Disclaimer: I am not a lawyer, and I am not giving any legal advice, which in any case would meet different requirements under the laws of different nations.
The over-simplified answer is that a melody is copyrightable, and a lyric is copyrightable, whereas a chord progression is not copyrightable and the finer points of an arrangement are not copyrightable either.
Anyone can register a copyright on a song or piece of music. If that person believes that someone else has infringed on their copyright, it is up to that copyright holder to sue the other party and to try to prove in court that copyright infringement has occurred. To do so successfully, the copyright holder would have to prove several things, among them that the plaintiff's piece holds a valid copyright that has not expired, that the piece copyrighted was unique, that the defendant had copied the characteristics of the plaintiff's copyrighted piece to a degree that constitutes infringement in the opinion of the judge or jury, and also to prove that the defendent must have heard the plaintiff's copyrighted song before the defendant wrote the song that it is alleged had infringed on the plaintiff's copyright.

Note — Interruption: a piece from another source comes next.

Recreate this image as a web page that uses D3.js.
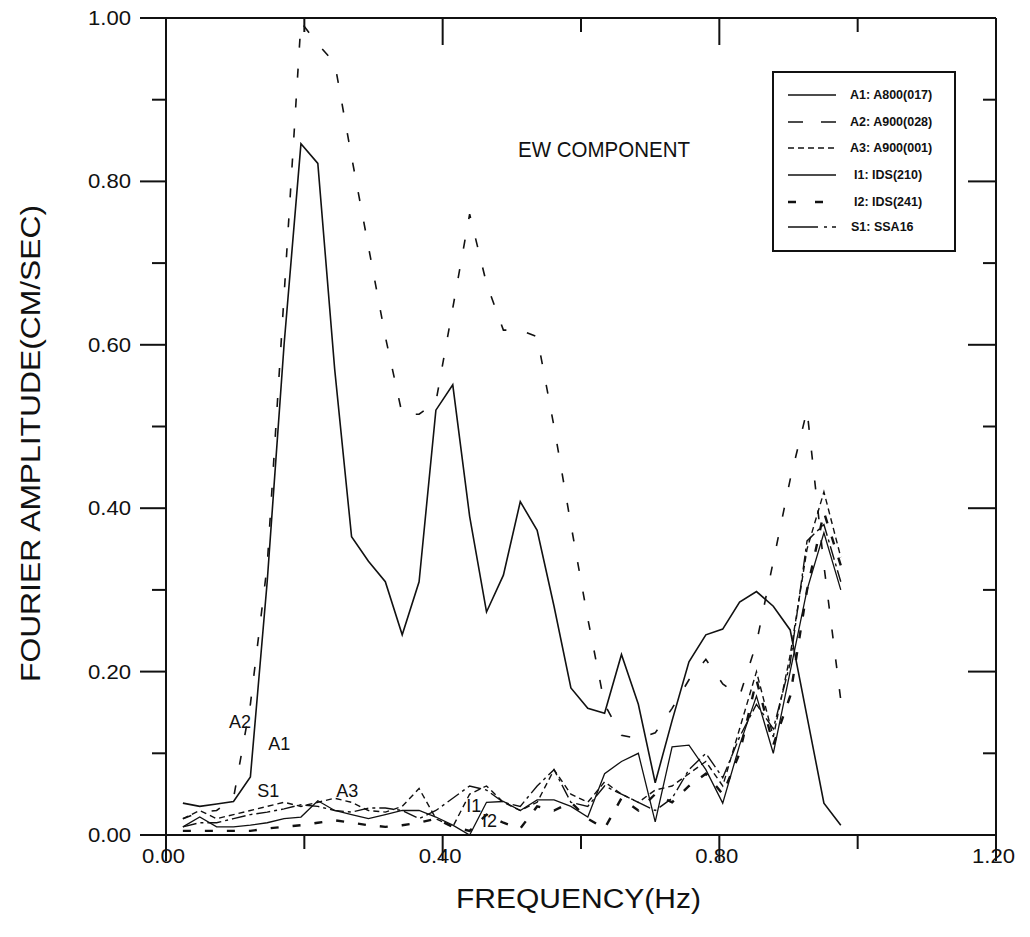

If there are indeed hundreds of different copyrighted blues or country songs in the world with the same chord progression and song structure, then a plaintiff cannot successfully prove in court that someone else has infringed on his one copyrighted song with regard to the chord progression and song structure alone. The defendant would successfully argue that they were copying the characteristics of many songs, but not the specific song they were being sued for that day.
In other words, if you assert that you have a copyright, you have to defend it yourself in court with your own lawyers and your own money. The burden is on you to prove that what you have is entirely unique and a specific person has infringed upon the entirely unique characteristics of your property in a distinct way, and that neither you nor the other person got your ideas from anywhere else.
The outcome of this, over many years of court trials all over the world, and reflected in the writing of laws all over the world, including international copyright treaties, is that it is easy to prove that a melody or lyrics are distinct and defendable in court. However, generally, things like a chord progression, a song structure, and a rhythm, all by themselves and not in conjunction with a certain melody or lyrics, are not things that can be asserted in court to be copyrightable. Nobody could win a case with that.